Car News

Aston Martin Valkyrie Will Make 1,000 HP on V12 Alone, Spin Past 11,000 rpm

Aston Martin is trickling out more details of the upcoming Valkyrie hypercar. This time it's more about the engine. A V12 that can spin to the moon and back.

Ok, maybe not quite to the moon. But it can definitely spin to motorcycle levels. Aston has turned it up to eleven. 11,100 rpm. Eleven thousand, one hundred RPM. Take that, Honda S2000 and Mazda RX-8.

To go with that stratospheric redline is a prodigious power output. A nice even 1,000 hp. All the way up at 10,500 rpm. Peak power from the Cosworth-designed engine is 546 lb-ft of torque.

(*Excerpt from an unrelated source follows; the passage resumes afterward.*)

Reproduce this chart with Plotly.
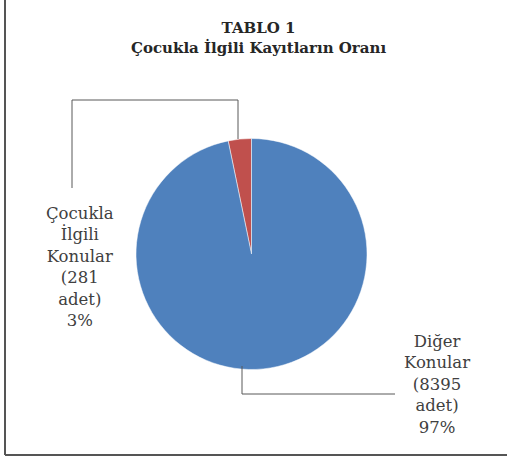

That's not the power output for the final car, though. That's just the gas portion. The car will get a battery hybrid system that will boost the total power figure even further.

The engine is a stressed member of the chassis – it's holding the back wheels to the rest of the car. But despite that, it's just 206 kg.

How did Cosworth manage that? It's the details. Like titanium rods and pistons. And take a look at the crankshaft. It starts out as a solid steel bar. It's then heat-treated, ground, and machined multiple times. The whole process eats away 80 percent of the original bar and takes six months. But produces a crank half the weight of the one that goes into the One-77's V12.

Aston says it evokes the Formula 1 engines of the 1990s, but adds two decades of engineering. We can't wait to hear it.